We're in the home stretch now with the latest go-round from After Dark, and with only two films left, half of the breathlessness comes from the content itself and half from the wondering, will there be a second dog this year, or have we already found it? This time, our candidate is Suspension, and this one's got some very familiar overtones to it.

Suspension follows Emily, a high school artist with a tendency toward the macabre. Dangerous tendency to have, especially in these post-Columbine days, but Emily's tendencies may have a familiar root. Her father, Tom, has been banished to a mental institution following a murder spree not so long ago, and now Emily's out on her own with her busy mother and mute little brother. During a night alone with said little brother, she learns a grisly truth: Tom has escaped the mental institution's clutches, and is now bearing down on her own home, killing all the way. Can Emily survive, and protect her little brother, from a father's madness?

If that sounds familiar, it probably should. It's a lot like an earlier After Dark release, Mischief Night. Though here, it's the father handling the knife, so that brings in shades of 2010's Burning Bright. Not a bad combination, though not necessarily all that unique. The premises are comparatively new; we're talking about two films released in the last 10 years.

I give them credit, though; this starts off with a real bang. It doesn't hold for long, but rather devolves into a round of horrors-of-high-school as only a movie could detail them. Then, we get treated to an almost washed-out color palette broken up by occasional bursts of sharp color that turn an otherwise fairly mundane slasher flick into a surprisingly visceral presentation. It's almost like what they did with The Spirit back in 2008; those odd bits of almost black-and-white with splashes of red. It's not the case all the time, but it's still a treat when it's done.

What's more interesting is how often it seems like Emily is drawing what's going on elsewhere. Does she know what's going on out there, or is this just art imitating life for a change, completely unawares?

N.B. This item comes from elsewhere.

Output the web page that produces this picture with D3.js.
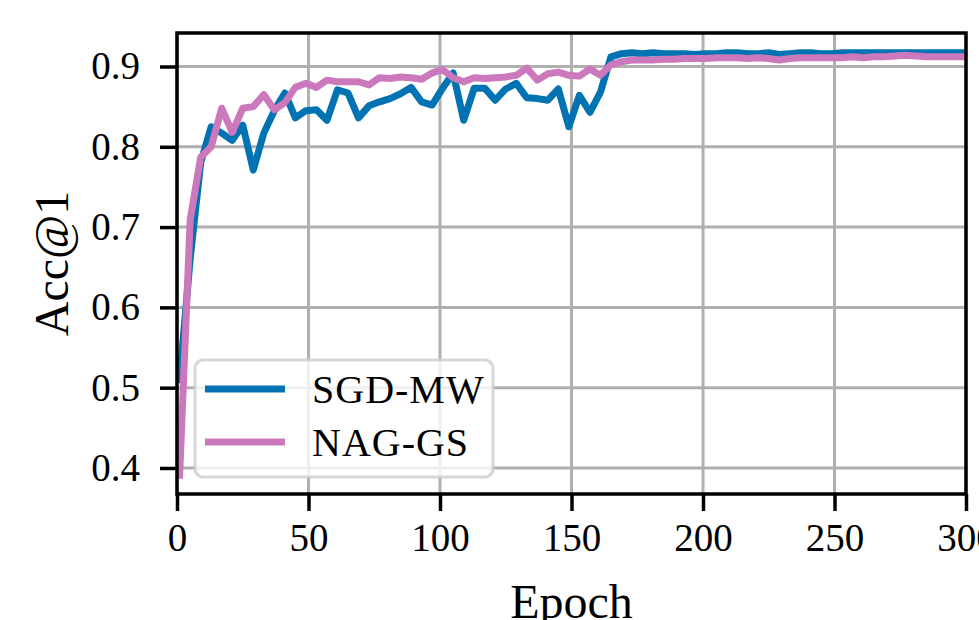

It's these little touches that make Suspension a little something more than what it would normally be. This might have been a tired, hackneyed throwback to the 1990s slasher film. Not bad in and of itself, but likewise not particularly great. Certainly not worthy of an After Dark presentation. But by adding just a few modest touches of camerawork and unusual scripting, the end result is much more noteworthy.

The ending features some noteworthy surprises, a bit on the out-of-nowhere side, but they're sufficiently big to make the shock especially worthwhile. It's a little bit "Creepy Doll"--if you've ever heard the Jonathan Coulton song you'll know what I'm getting at--but it's such a big shock that the comparative lack of foreshadowing ahead of it, or at least the ultra-subtlety of the clues leading up to it, will make it worth seeing. Also, stick around through the credits; there's no after-credits sequence here, but there will be a nice little coda at the end that almost, but not quite, makes up for the special features.

Which are, once again, utterly unavailable. Honestly, Fox, this is the shoddiest presentation of a series of good movies I've seen in some time.

Suspension straddles the line between exciting genius and oh-so-familiar mundanity. It's just what we expect out of After Dark, where even the basic plot lines are given unexpected new life with a few novel twists. It's testament to just what a script can do if it's done right, and this is horror done right.